Elliptic and hyperbolic interior solutions of piecewise-constant potential vorticity geophysical vortices

Abstract

AbstractElliptic and hyperbolic geopotential solutions, for a homogeneous distribution of potential vorticity (PV), are obtained via PV inversion in geophysical vortices. The flow in the axisymmetrical three-dimensional vortices is steady and horizontal, where the centripetal acceleration plus the Coriolis acceleration equals the pressure anomaly gradient term (gradient wind or cyclo-geostrophic balance). It is found that the family of geopotential solutions in the vortex interior is completely parameterized by the PV density in the vortex and the squared aspect ratio between the horizontal and vertical semi-axes of the ellipsoidal or hyperbolic geopotential surfaces.
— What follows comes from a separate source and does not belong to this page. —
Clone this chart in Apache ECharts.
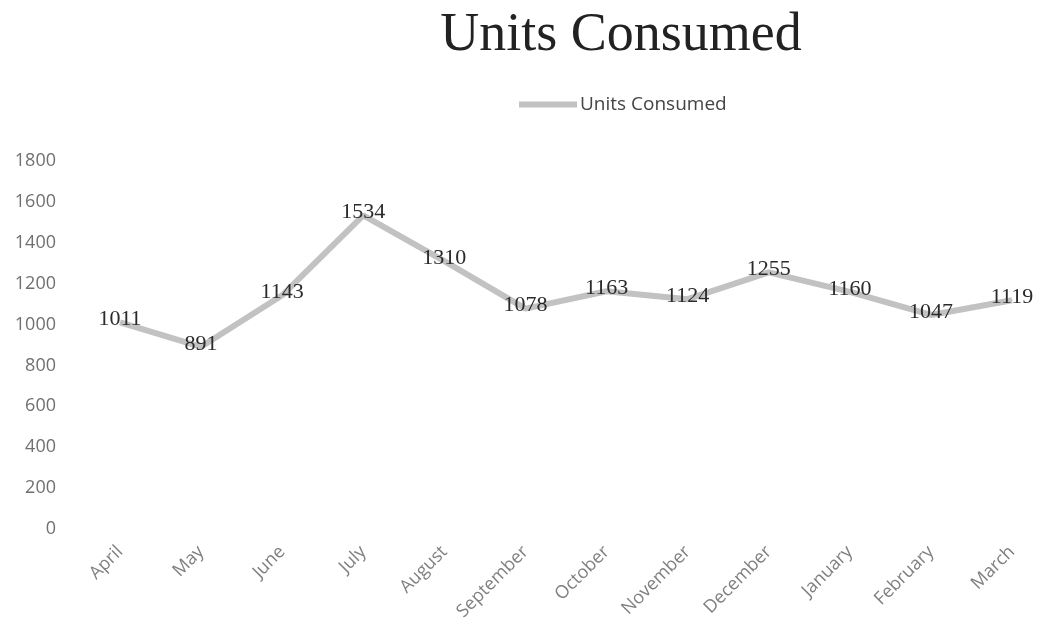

Thus, the PV inversion task consists of obtaining, via solution of algebraic cubic equations, the absolute vertical vorticity and vertical stratification as a function of PV and aspect ratio. It is found that there is always a critical aspect ratio, which depends on PV, beyond which the PV inversion solutions are multi-valued. The complete vorticity and stratification solutions for the different regions in the PV and aspect ratio space are obtained and analysed with emphasis on the inertial and static instability of the vortex flow.